Search code examples
pandasgroup-byisin

Isin across 2 columns for groupby


How to use isin with or (?), when I know that my data to match in df1 will be distributed across 2 columns (Title, ID).

Below code works if you delete ' or df1[df1.ID.isin(df2[column])] '


import pandas as pd
df1 = pd.DataFrame({'Title': ['A1', 'A2', 'A3', 'C1', 'C2', 'C3'], 
                    'ID': ['B1', 'B2', 'B3', 'D1', 'D2', 'D3'], 
                    'Whole': ['full', 'full', 'full', 'semi', 'semi', 'semi']})
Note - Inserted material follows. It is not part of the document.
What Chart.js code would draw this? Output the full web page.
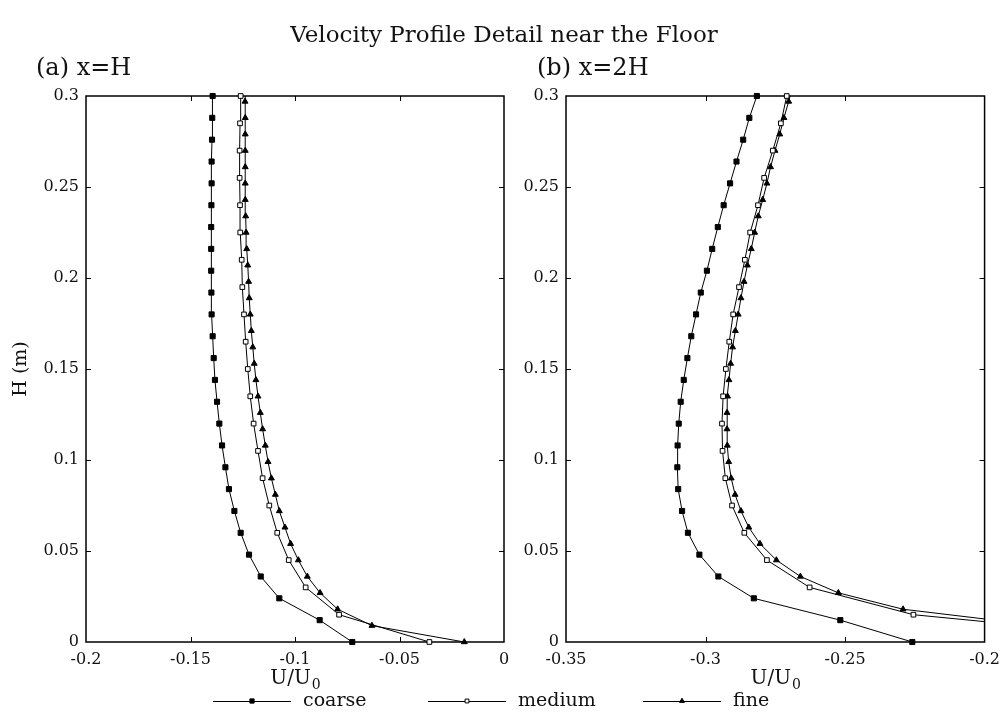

df2 = pd.DataFrame({'Group1': ['A1', 'A2', 'A3'], 
                    'Group2': ['B1', 'B2', 'B3']})

df = pd.DataFrame()

for column in df2.columns:
    
    d_group = (df1[df1.Title.isin(df2[column])] or df1[df1.ID.isin(df2[column])])
     
    df3 = d_group.groupby('Whole')['Whole'].count()\
                .rename(column, inplace=True)\
                .reindex(['part', 'full', 'semi'], fill_value='-')
    df = df.append(df3, ignore_index=False, sort=False)
        
print(df)

Desired output:

            | full    | part     | semi
    --------+---------+----------+----------
    Group1  | 3       | -        | -
    Group2  | 3       | -        | -

Solution

  • you need to use | instead of or and make sure you use the [] correctly to sub-select from the df you want. In general the notation is df[selection_filter]

    import pandas as pd
    df1 = pd.DataFrame({'Title': ['A1', 'A2', 'A3', 'C1', 'C2', 'C3'],
                        'ID': ['B1', 'B2', 'B3', 'D1', 'D2', 'D3'],
                        'Whole': ['full', 'full', 'full', 'semi', 'semi', 'semi']})
    
    df2 = pd.DataFrame({'Group1': ['A1', 'A2', 'A3'],
                        'Group2': ['B1', 'B2', 'B3']})
    
    df = pd.DataFrame()
    
    for column in df2.columns:
    
        d_group = df1[df1.Title.isin(df2[column]) | df1.ID.isin(df2[column])]
    
        df3 = d_group.groupby('Whole')['Whole'].count()\
                    .rename(column, inplace=True)\
                    .reindex(['part', 'full', 'semi'], fill_value='-')
        df = df.append(df3, ignore_index=False, sort=False)
    
    print(df)